“Chili Peppers!”

DSC04435“CHILI PEPPERS, CAPPUCCINOS — AND A TIMELY SUNDAY TEXT”

We were at Cappuccino’s, the only establishment open that Sunday evening at the Brooklyn Mall, Pretoria. Their Romana pizza looked like the perfect end to the day.
But not so fast: under the pepperoni on this Romana lies a land mine of trouble. Chunks of hot chili pepper, seeds and all, ready to explode inside your mouth.
One such chunk lodged straight in the back of my throat, and started screaming, “Welcome to Cappuccino’s!!” I tried to answer back, but my voice was totally gone. Once a chunk of red hot chili pepper settles back there, it begins its gruesome work by cutting off the vocal chords. The victim is left speechless, arms flailing, eyes bulging, tears running. You hack, you rasp away, you bang the table — anything to get some help!
Of course the secret is to cough the infernal kernel up, into a napkin — or almost anywhere! On this day, no such luck. This one was dug in. Then suddenly, the assailant broke free and darted straight down the oesophagus!
This was actually worse! The villain had now spread his fiery attack from the region of the epiglottis to the stomach and across the chest. You start to think heart attack!
Surprisingly enough, no one at our table seemed interested. I was screaming, but no one was hearing! I looked for a man. Why was their no one to heed my paroxysms, those speechless cries for help, someone to stand in the gap, as it were, and pour a cup of cold water down the fiery channel? I might have been crashed out on the patio stones before my companions, well into their own mild slices and casual Sunday chat, would have noticed!

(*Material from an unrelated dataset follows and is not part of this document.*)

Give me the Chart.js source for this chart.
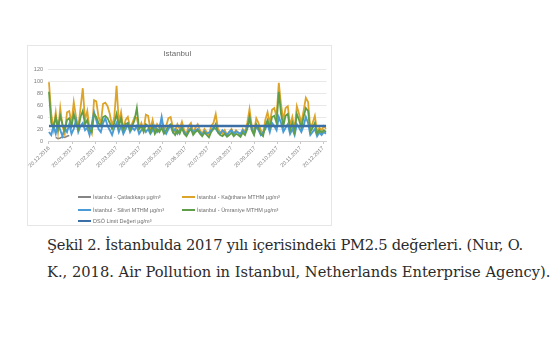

I lunged for a bowl of ice that mercifully had come with the drinks — and gulped down the freezing water in the bottom. Then I popped two small ice cubes, then four more. Eight, ten, twenty — every bite-sized chunk of ice was like a kind of frozen, heavenly manna. I scooped it up and sent it off on its fire-fighting mission.
Finally, when I stopped shaking, I placed an early order for the mango sorbet. Then I followed it up with a tiny slice of very mild Hawaiian pizza, double cheese, laced with lovely pineapple, the meekest and mildest of pizzas. The words of the psalmist came to mind: “I shall not die, but live!”
Mercy, I said, when I recovered my voice: it is getting to be a dangerous world out there. Chilli peppers, like other deadly things, lie concealed beneath the pepperoni. It’s one thing to moderate one’s pizza orders toward the mild side, which I now highly recommend: Four Seasons without the onions; Thika Chicken without the peri-peri; Ham, Green Peppers very mild, and Mushrooms. Mushrooms, mildest, assuaging ingredient — I now double mushrooms on everything.
But what about the larger issues of life? Do they not too often conceal a deadly kernel beneath a bland surface?
Indeed, for them I have adopted a text, that passed before my watery eyes at Cappuccino’s: “Shun the very appearance of evil.”